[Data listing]
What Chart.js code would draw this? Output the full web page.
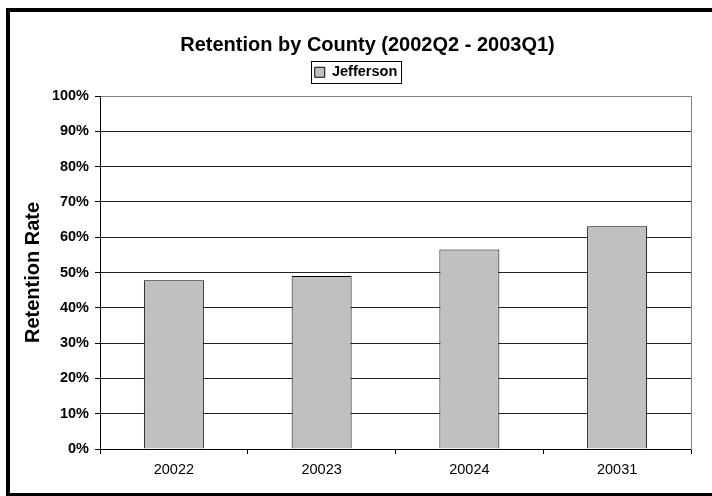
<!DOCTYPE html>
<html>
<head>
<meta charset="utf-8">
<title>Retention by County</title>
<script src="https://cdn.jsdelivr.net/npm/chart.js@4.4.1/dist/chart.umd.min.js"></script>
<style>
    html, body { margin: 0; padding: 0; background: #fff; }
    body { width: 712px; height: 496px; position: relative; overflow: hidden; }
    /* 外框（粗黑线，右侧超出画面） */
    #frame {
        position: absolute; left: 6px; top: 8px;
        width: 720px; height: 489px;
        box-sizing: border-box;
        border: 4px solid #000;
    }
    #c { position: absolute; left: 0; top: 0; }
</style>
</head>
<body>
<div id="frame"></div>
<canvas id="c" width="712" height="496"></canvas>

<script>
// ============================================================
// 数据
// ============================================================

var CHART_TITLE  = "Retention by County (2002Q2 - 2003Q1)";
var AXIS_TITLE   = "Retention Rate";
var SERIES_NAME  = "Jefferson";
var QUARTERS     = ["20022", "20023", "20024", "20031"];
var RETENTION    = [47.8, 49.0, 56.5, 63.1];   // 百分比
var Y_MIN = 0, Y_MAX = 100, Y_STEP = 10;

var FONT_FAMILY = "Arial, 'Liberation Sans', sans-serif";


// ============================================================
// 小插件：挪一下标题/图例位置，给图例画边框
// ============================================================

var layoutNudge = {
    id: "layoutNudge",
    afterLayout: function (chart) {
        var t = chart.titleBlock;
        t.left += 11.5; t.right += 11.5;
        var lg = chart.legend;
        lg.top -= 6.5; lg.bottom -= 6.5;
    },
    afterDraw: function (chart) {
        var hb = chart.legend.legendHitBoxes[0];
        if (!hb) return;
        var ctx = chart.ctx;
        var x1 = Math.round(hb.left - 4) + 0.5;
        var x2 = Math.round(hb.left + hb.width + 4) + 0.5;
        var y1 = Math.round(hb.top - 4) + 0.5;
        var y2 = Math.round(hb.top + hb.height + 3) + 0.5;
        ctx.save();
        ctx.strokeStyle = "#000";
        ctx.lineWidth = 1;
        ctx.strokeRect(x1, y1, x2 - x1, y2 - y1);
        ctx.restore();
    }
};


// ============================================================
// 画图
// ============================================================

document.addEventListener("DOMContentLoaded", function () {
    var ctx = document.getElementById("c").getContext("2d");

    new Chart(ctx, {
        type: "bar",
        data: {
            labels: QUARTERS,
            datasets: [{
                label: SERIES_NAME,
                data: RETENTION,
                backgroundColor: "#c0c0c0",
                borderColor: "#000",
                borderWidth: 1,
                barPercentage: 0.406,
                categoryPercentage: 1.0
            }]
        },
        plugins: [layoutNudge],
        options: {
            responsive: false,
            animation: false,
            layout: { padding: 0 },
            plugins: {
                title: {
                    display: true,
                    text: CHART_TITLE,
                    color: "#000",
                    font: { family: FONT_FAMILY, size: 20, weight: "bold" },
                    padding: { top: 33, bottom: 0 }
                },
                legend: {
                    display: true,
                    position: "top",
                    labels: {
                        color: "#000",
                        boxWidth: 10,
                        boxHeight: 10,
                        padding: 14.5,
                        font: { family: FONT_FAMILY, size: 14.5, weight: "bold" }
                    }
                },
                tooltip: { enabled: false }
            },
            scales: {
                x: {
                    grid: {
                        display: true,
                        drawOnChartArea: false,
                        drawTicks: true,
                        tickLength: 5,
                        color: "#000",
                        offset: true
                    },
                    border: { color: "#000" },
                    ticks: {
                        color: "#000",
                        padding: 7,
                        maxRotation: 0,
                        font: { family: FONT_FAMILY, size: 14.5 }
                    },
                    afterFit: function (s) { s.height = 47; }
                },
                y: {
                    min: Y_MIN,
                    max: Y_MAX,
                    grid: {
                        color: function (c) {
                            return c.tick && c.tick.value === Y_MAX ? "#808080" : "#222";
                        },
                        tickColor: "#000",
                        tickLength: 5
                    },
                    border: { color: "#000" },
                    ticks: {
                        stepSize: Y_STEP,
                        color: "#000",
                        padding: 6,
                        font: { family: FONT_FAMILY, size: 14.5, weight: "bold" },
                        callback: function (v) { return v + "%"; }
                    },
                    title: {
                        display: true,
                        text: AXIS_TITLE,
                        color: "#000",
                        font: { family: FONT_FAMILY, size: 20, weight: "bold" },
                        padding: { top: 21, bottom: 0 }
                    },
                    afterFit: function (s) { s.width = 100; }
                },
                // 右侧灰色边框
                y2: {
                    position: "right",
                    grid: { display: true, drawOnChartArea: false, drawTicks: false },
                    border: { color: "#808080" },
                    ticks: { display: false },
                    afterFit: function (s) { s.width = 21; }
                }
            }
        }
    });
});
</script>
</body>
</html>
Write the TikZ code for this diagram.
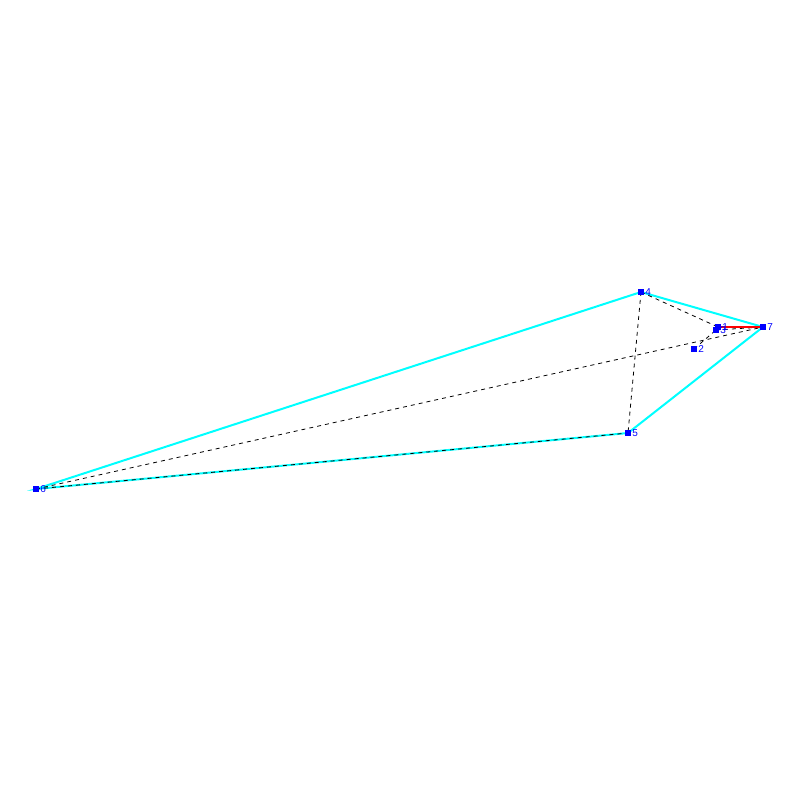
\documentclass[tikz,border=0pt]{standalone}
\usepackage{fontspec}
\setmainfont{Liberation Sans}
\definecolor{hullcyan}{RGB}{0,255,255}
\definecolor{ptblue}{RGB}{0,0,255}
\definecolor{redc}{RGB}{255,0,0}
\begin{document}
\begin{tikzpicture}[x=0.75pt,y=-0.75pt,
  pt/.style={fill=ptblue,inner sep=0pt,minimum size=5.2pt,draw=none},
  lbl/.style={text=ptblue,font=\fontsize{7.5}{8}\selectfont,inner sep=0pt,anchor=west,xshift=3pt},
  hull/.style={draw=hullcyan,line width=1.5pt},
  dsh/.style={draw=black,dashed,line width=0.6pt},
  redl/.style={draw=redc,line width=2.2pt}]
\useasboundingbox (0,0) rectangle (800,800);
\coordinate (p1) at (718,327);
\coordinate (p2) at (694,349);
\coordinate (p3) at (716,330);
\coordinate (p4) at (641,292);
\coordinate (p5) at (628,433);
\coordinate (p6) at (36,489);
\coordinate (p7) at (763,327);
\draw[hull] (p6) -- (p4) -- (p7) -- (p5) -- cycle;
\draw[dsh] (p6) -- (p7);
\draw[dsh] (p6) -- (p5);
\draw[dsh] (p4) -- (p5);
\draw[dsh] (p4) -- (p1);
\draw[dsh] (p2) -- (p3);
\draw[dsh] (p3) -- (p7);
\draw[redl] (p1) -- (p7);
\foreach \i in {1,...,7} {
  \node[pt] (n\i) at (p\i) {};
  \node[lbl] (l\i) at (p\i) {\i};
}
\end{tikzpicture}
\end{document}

■ The exercise ■
Set down every entry word for word, but omit the pictures.

■ Written solution ■
What Chart.js code would draw this? Output the full web page.
<!DOCTYPE html>
<html>
<head>
<meta charset="utf-8">
<title>Retention by County</title>
<script src="https://cdn.jsdelivr.net/npm/chart.js@4.4.1/dist/chart.umd.min.js"></script>
<style>
    html, body { margin: 0; padding: 0; background: #fff; }
    body { width: 712px; height: 496px; position: relative; overflow: hidden; }
    /* 外框（粗黑线，右侧超出画面） */
    #frame {
        position: absolute; left: 6px; top: 8px;
        width: 720px; height: 489px;
        box-sizing: border-box;
        border: 4px solid #000;
    }
    #c { position: absolute; left: 0; top: 0; }
</style>
</head>
<body>
<div id="frame"></div>
<canvas id="c" width="712" height="496"></canvas>

<script>
// ============================================================
// 数据
// ============================================================

var CHART_TITLE  = "Retention by County (2002Q2 - 2003Q1)";
var AXIS_TITLE   = "Retention Rate";
var SERIES_NAME  = "Jefferson";
var QUARTERS     = ["20022", "20023", "20024", "20031"];
var RETENTION    = [47.8, 49.0, 56.5, 63.1];   // 百分比
var Y_MIN = 0, Y_MAX = 100, Y_STEP = 10;

var FONT_FAMILY = "Arial, 'Liberation Sans', sans-serif";


// ============================================================
// 小插件：挪一下标题/图例位置，给图例画边框
// ============================================================

var layoutNudge = {
    id: "layoutNudge",
    afterLayout: function (chart) {
        var t = chart.titleBlock;
        t.left += 11.5; t.right += 11.5;
        var lg = chart.legend;
        lg.top -= 6.5; lg.bottom -= 6.5;
    },
    afterDraw: function (chart) {
        var hb = chart.legend.legendHitBoxes[0];
        if (!hb) return;
        var ctx = chart.ctx;
        var x1 = Math.round(hb.left - 4) + 0.5;
        var x2 = Math.round(hb.left + hb.width + 4) + 0.5;
        var y1 = Math.round(hb.top - 4) + 0.5;
        var y2 = Math.round(hb.top + hb.height + 3) + 0.5;
        ctx.save();
        ctx.strokeStyle = "#000";
        ctx.lineWidth = 1;
        ctx.strokeRect(x1, y1, x2 - x1, y2 - y1);
        ctx.restore();
    }
};


// ============================================================
// 画图
// ============================================================

document.addEventListener("DOMContentLoaded", function () {
    var ctx = document.getElementById("c").getContext("2d");

    new Chart(ctx, {
        type: "bar",
        data: {
            labels: QUARTERS,
            datasets: [{
                label: SERIES_NAME,
                data: RETENTION,
                backgroundColor: "#c0c0c0",
                borderColor: "#000",
                borderWidth: 1,
                barPercentage: 0.406,
                categoryPercentage: 1.0
            }]
        },
        plugins: [layoutNudge],
        options: {
            responsive: false,
            animation: false,
            layout: { padding: 0 },
            plugins: {
                title: {
                    display: true,
                    text: CHART_TITLE,
                    color: "#000",
                    font: { family: FONT_FAMILY, size: 20, weight: "bold" },
                    padding: { top: 33, bottom: 0 }
                },
                legend: {
                    display: true,
                    position: "top",
                    labels: {
                        color: "#000",
                        boxWidth: 10,
                        boxHeight: 10,
                        padding: 14.5,
                        font: { family: FONT_FAMILY, size: 14.5, weight: "bold" }
                    }
                },
                tooltip: { enabled: false }
            },
            scales: {
                x: {
                    grid: {
                        display: true,
                        drawOnChartArea: false,
                        drawTicks: true,
                        tickLength: 5,
                        color: "#000",
                        offset: true
                    },
                    border: { color: "#000" },
                    ticks: {
                        color: "#000",
                        padding: 7,
                        maxRotation: 0,
                        font: { family: FONT_FAMILY, size: 14.5 }
                    },
                    afterFit: function (s) { s.height = 47; }
                },
                y: {
                    min: Y_MIN,
                    max: Y_MAX,
                    grid: {
                        color: function (c) {
                            return c.tick && c.tick.value === Y_MAX ? "#808080" : "#222";
                        },
                        tickColor: "#000",
                        tickLength: 5
                    },
                    border: { color: "#000" },
                    ticks: {
                        stepSize: Y_STEP,
                        color: "#000",
                        padding: 6,
                        font: { family: FONT_FAMILY, size: 14.5, weight: "bold" },
                        callback: function (v) { return v + "%"; }
                    },
                    title: {
                        display: true,
                        text: AXIS_TITLE,
                        color: "#000",
                        font: { family: FONT_FAMILY, size: 20, weight: "bold" },
                        padding: { top: 21, bottom: 0 }
                    },
                    afterFit: function (s) { s.width = 100; }
                },
                // 右侧灰色边框
                y2: {
                    position: "right",
                    grid: { display: true, drawOnChartArea: false, drawTicks: false },
                    border: { color: "#808080" },
                    ticks: { display: false },
                    afterFit: function (s) { s.width = 21; }
                }
            }
        }
    });
});
</script>
</body>
</html>
Write the TikZ code for this diagram.
\documentclass[tikz,border=0pt]{standalone}
\usepackage{fontspec}
\setmainfont{Liberation Sans}
\definecolor{hullcyan}{RGB}{0,255,255}
\definecolor{ptblue}{RGB}{0,0,255}
\definecolor{redc}{RGB}{255,0,0}
\begin{document}
\begin{tikzpicture}[x=0.75pt,y=-0.75pt,
  pt/.style={fill=ptblue,inner sep=0pt,minimum size=5.2pt,draw=none},
  lbl/.style={text=ptblue,font=\fontsize{7.5}{8}\selectfont,inner sep=0pt,anchor=west,xshift=3pt},
  hull/.style={draw=hullcyan,line width=1.5pt},
  dsh/.style={draw=black,dashed,line width=0.6pt},
  redl/.style={draw=redc,line width=2.2pt}]
\useasboundingbox (0,0) rectangle (800,800);
\coordinate (p1) at (718,327);
\coordinate (p2) at (694,349);
\coordinate (p3) at (716,330);
\coordinate (p4) at (641,292);
\coordinate (p5) at (628,433);
\coordinate (p6) at (36,489);
\coordinate (p7) at (763,327);
\draw[hull] (p6) -- (p4) -- (p7) -- (p5) -- cycle;
\draw[dsh] (p6) -- (p7);
\draw[dsh] (p6) -- (p5);
\draw[dsh] (p4) -- (p5);
\draw[dsh] (p4) -- (p1);
\draw[dsh] (p2) -- (p3);
\draw[dsh] (p3) -- (p7);
\draw[redl] (p1) -- (p7);
\foreach \i in {1,...,7} {
  \node[pt] (n\i) at (p\i) {};
  \node[lbl] (l\i) at (p\i) {\i};
}
\end{tikzpicture}
\end{document}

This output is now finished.